Here’s an example of each.

1. Right now: A lion chases me. Physical stress. Must move, now. Or oddly, the mental now, “Why is this lion chasing me and being mean? What did I do to him?”
2. Future: Thinking, worrying, mental, “What if the lion comes back, gets my family, where is the lion now, what if the lion starts stalking me where I like to eat apples?”

The Imagined Enemy

It makes sense to think about preventing the obvious threats in our lives but in can get out of hand when you start trying to predict and prevent threats that you have no control over. I mean, you never REALLY know where a lion is waiting….

(I’d like to talk more about PTSD and Hyper Vigilance at a later date because it’s something that kind of belongs in the anxiety arena and I understand it as a Veteran.)

Seneca understood this when he said, “Wild animals run from the dangers they actually see, and once they have escaped them worry no more. We however are tormented alike by what is past and what is to come. A number of our blessings do us harm, for memory brings back the agony of fear while foresight brings it on prematurely. No one confines his unhappiness to the present.”

The cure is obvious. To learn the skills required to handle the perceived threats. To become stronger than the chaos we fear.

So why don’t we do it?

Because it takes work and it actually has to be THE focus of what we do daily. We have to remind ourselves that this is super important to an anxiety “free” life and that it takes work to master our minds and bodies.

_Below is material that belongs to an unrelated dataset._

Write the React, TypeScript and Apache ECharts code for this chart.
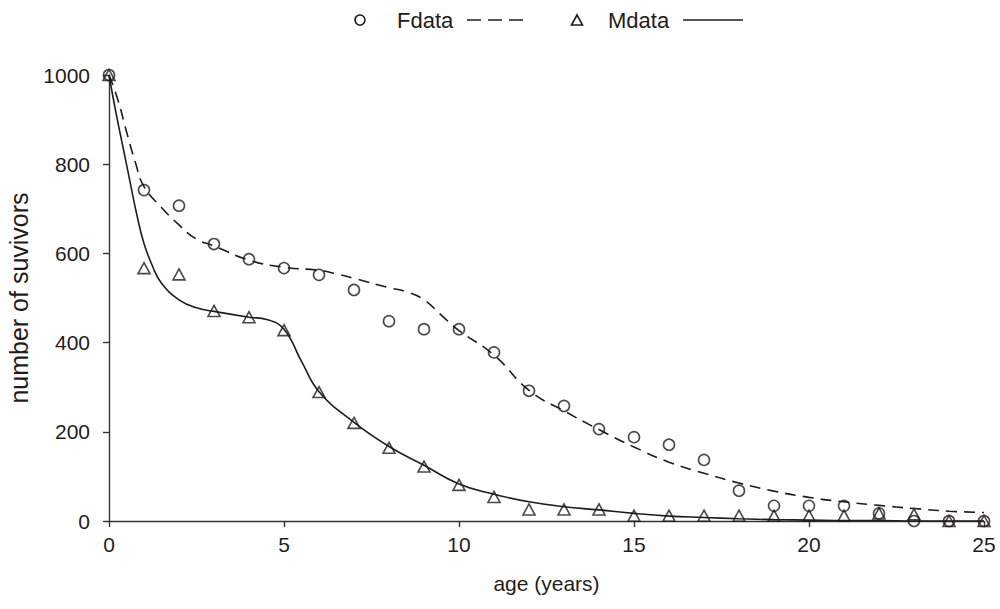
import React, { useEffect, useRef } from "react";
import * as echarts from "echarts";

const ageYears = [0, 1, 2, 3, 4, 5, 6, 7, 8, 9, 10, 11, 12, 13, 14, 15, 16, 17, 18, 19, 20, 21, 22, 23, 24, 25];
const fData = [1000, 742, 707, 621, 587, 567, 552, 518, 448, 430, 430, 378, 292, 258, 206, 188, 171, 137, 68, 34, 34, 34, 17, 0, 0, 0];
const mData = [1000, 567, 553, 471, 457, 428, 289, 220, 164, 122, 81, 54, 26, 26, 26, 12, 12, 12, 12, 12, 12, 12, 17, 15, 0, 0];

const fFitX = [0, 0.25, 0.5, 0.75, 1, 1.5, 2, 2.5, 3, 4, 5, 6, 6.5, 7, 8, 8.5, 9, 9.5, 10, 11, 12, 13, 14, 15, 16, 17, 18, 19, 20, 21, 22, 23, 24, 25];
const fFitY = [1000, 945, 873, 805, 750, 703, 664, 632, 617, 585, 569, 562, 554, 544, 523, 514, 496, 461, 427, 372, 293, 247, 205, 166, 132, 107, 85, 67, 53, 43, 35, 28, 22, 19];

const mFitX = [0, 0.2, 0.4, 0.6, 0.8, 1, 1.25, 1.5, 2, 2.5, 3, 4, 4.5, 5, 5.5, 6, 7, 8, 9, 10, 11, 12, 13, 14, 15, 16, 17, 18, 19, 20, 21, 22, 23, 24, 25];
const mFitY = [1000, 915, 838, 761, 685, 622, 570, 533, 496, 478, 470, 457, 452, 430, 358, 290, 221, 167, 125, 83, 60, 43, 32, 25, 17, 11, 8, 5, 3, 2, 1, 1, 0, 0, 0];

const xTickLabels = ["0", "5", "10", "15", "20", "25"];
const yTickLabels = ["0", "200", "400", "600", "800", "1000"];
const legendNames = ["Fdata", "Mdata"];
const xTitle = "age (years)";
const yTitle = "number of suvivors";

const INK = "#1f1c1d";
const AXIS = "#333333";
const FONT = "'Liberation Sans', Arial, sans-serif";
const FS = 21;
const LEG_FS = 22;
const YT_FS = 25;

export default function App() {
  const ref = useRef<HTMLDivElement>(null);
  useEffect(() => {
    document.body.style.margin = "0";
    if (!ref.current) return;
    const chart = echarts.init(ref.current, null, { renderer: "svg" });
    const pairs = (xs: number[], ys: number[]) => xs.map((x, i) => [x, ys[i]]);
    const ly = 20;
    chart.setOption({
      animation: false,
      backgroundColor: "#ffffff",
      textStyle: { fontFamily: FONT, color: INK },
      grid: { left: 109, right: 16, top: 75, bottom: 88, containLabel: false, outerBoundsMode: "none" },
      xAxis: {
        type: "value",
        min: 0,
        max: 25,
        interval: 5,
        name: xTitle,
        nameLocation: "middle",
        nameGap: 52,
        nameTextStyle: { fontSize: FS, color: INK, fontFamily: FONT },
        axisLine: { lineStyle: { color: AXIS, width: 1.4 } },
        axisTick: { inside: false, length: 6, lineStyle: { color: AXIS, width: 1.4 } },
        axisLabel: {
          fontSize: FS,
          color: INK,
          fontFamily: FONT,
          margin: 13,
          formatter: (v: number) => xTickLabels[Math.round(v / 5)] ?? String(v),
        },
        splitLine: { show: false },
      },
      yAxis: {
        type: "value",
        min: 0,
        max: 1000,
        interval: 200,
        name: yTitle,
        nameLocation: "middle",
        nameGap: 78,
        nameTextStyle: { fontSize: YT_FS, color: INK, fontFamily: FONT },
        axisLine: { show: true, lineStyle: { color: AXIS, width: 1.4 } },
        axisTick: { show: true, inside: false, length: 6, lineStyle: { color: AXIS, width: 1.4 } },
        axisLabel: {
          fontSize: FS,
          color: INK,
          fontFamily: FONT,
          margin: 19,
          formatter: (v: number) => yTickLabels[Math.round(v / 200)] ?? String(v),
        },
        splitLine: { show: false },
      },
      series: [
        {
          name: "Ffit",
          type: "line",
          data: pairs(fFitX, fFitY),
          smooth: 0.5,
          showSymbol: false,
          lineStyle: { color: INK, width: 1.6, type: [11, 7] },
          z: 2,
        },
        {
          name: "Mfit",
          type: "line",
          data: pairs(mFitX, mFitY),
          smooth: 0.45,
          showSymbol: false,
          lineStyle: { color: INK, width: 1.6, type: "solid" },
          z: 2,
        },
        {
          name: legendNames[0],
          type: "scatter",
          data: pairs(ageYears, fData),
          symbol: "circle",
          symbolSize: 11,
          itemStyle: { color: "rgba(0,0,0,0)", borderColor: INK, borderWidth: 1.6 },
          z: 3,
        },
        {
          name: legendNames[1],
          type: "scatter",
          data: pairs(ageYears, mData),
          symbol: "triangle",
          symbolSize: [12, 11],
          itemStyle: { color: "rgba(0,0,0,0)", borderColor: INK, borderWidth: 1.6 },
          z: 3,
        },
      ],
      graphic: [
        { type: "circle", shape: { cx: 360, cy: ly, r: 5 }, style: { fill: "none", stroke: INK, lineWidth: 1.6 } },
        { type: "text", x: 397, y: ly, style: { text: legendNames[0], font: `${LEG_FS}px ${FONT}`, fill: INK, verticalAlign: "middle" } },
        { type: "line", shape: { x1: 467, y1: ly, x2: 523, y2: ly }, style: { stroke: INK, lineWidth: 1.6, lineDash: [14, 7] } },
        { type: "polygon", shape: { points: [[577, ly - 5], [582.5, ly + 5], [571.5, ly + 5]] }, style: { fill: "none", stroke: INK, lineWidth: 1.6 } },
        { type: "text", x: 608, y: ly, style: { text: legendNames[1], font: `${LEG_FS}px ${FONT}`, fill: INK, verticalAlign: "middle" } },
        { type: "line", shape: { x1: 683, y1: ly, x2: 743, y2: ly }, style: { stroke: INK, lineWidth: 1.6 } },
      ],
    });
    return () => chart.dispose();
  }, []);
  return <div ref={ref} style={{ width: 1000, height: 609 }} />;
}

“The chief task in life is simply this: to identify and separate matters so that I can say clearly to myself which are externals, not under my control, and which have to do with the choice I actually control. Where then do I look for good and evil? Not to uncontrollable externals, but within myself to the choices that are my own.” — Epictetus

First – What Can I Fix?

So how do we actually becomes masters of our own minds and bodies to reduce anxiety? I know that one thing is situational confidence. Knowing that you can handle problems and situations that arise in your field of work or life by increasing your related abilities and knowledge.

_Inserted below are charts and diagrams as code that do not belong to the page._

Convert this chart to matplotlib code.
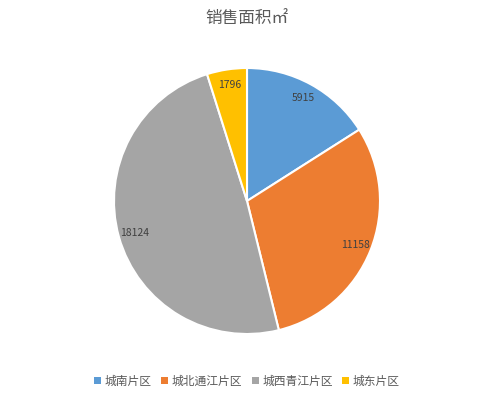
import matplotlib
matplotlib.use("Agg")
import matplotlib.pyplot as plt
from matplotlib.patches import Patch

plt.rcParams['font.family'] = ['Noto Sans CJK SC', 'DejaVu Sans']

categories = ['城南片区', '城北通江片区', '城西青江片区', '城东片区']
values = [5915, 11158, 18124, 1796]
colors = ['#5B9BD5', '#ED7D31', '#A5A5A5', '#FFC000']
title = '销售面积㎡'

fig = plt.figure(figsize=(4.94, 3.99), dpi=100)
cx, cy, r = 247, 201, 133
ax = fig.add_axes([(cx - r) / 494, (399 - cy - r) / 399, 2 * r / 494, 2 * r / 399])

wedges, texts, autotexts = ax.pie(
    values, colors=colors, startangle=90, counterclock=False,
    autopct=lambda p: '{:.0f}'.format(p * sum(values) / 100),
    pctdistance=0.88, radius=1.0,
    wedgeprops=dict(edgecolor='white', linewidth=1.5),
    textprops=dict(fontsize=7.5, color='#404040'))
ax.set_xlim(-1, 1)
ax.set_ylim(-1, 1)
ax.set_aspect('equal')

fig.text(0.5, 1 - 19 / 399, title, ha='center', va='center', fontsize=12, color='#595959')

handles = [Patch(facecolor=c, edgecolor='none') for c in colors]
fig.legend(handles, categories, loc='center', bbox_to_anchor=(0.5, 1 - 381 / 399),
           ncol=4, frameon=False, fontsize=8.5, handlelength=0.6, handleheight=0.6,
           handletextpad=0.3, columnspacing=0.8, labelcolor='#595959')

fig.savefig('out.png', dpi=100)
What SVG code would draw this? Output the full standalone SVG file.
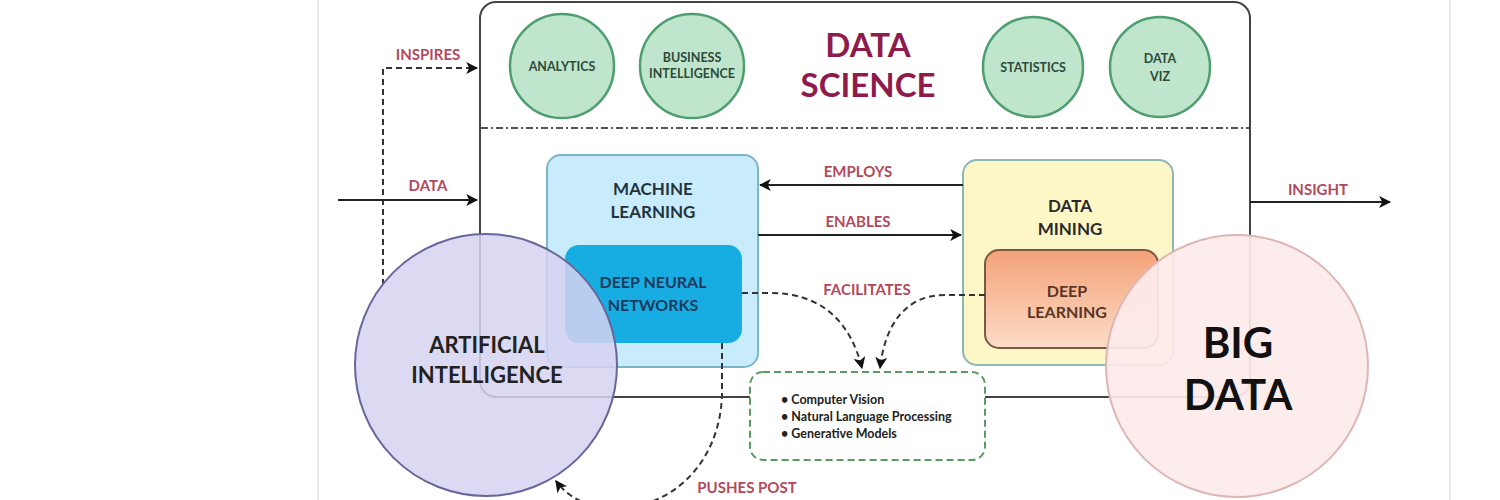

To make a point, I know soldiers that are calm in violence and anxious at social parties. It’s all about what you know how to handle with confidence and competence.

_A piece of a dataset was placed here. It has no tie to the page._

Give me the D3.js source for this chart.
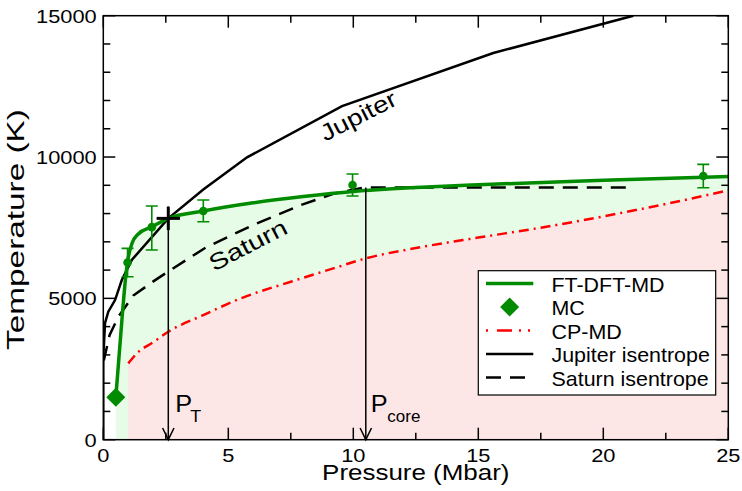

Understand that you will not control all the chaos and uncertainty of this world. Trying to control chaos and probabilities leads to more stress. Trying to control the omnipresent is impossible and in and of itself is causing you stress.

It is better to know that you can HANDLE situations as they arrive because you are confident in your abilities to adapt and overcome.

If wild animals tried to avoid going near possible danger in wild, they could never go far enough to find food and water. They would be paralyzed by constantly running variables based on smells, sight, taste and hearing. Why? Because danger can and probably IS everywhere in the wild. Just like it is to some degree everywhere in our life.

When I say Stronger Than Chaos is the antidote to anxiety, I mean your ability to adapt, improvise and overcome.

Once you are able to handle your life challenges, physical (stress), mental (worry) and the cumulative Anxiety… through physical and mental strategies and effort, your anxiety won’t have a throne to sit on.

I haven’t covered avoidance. A short term effective strategy. But fear is a heavy backpack to carry while you run. We’ll talk about that later.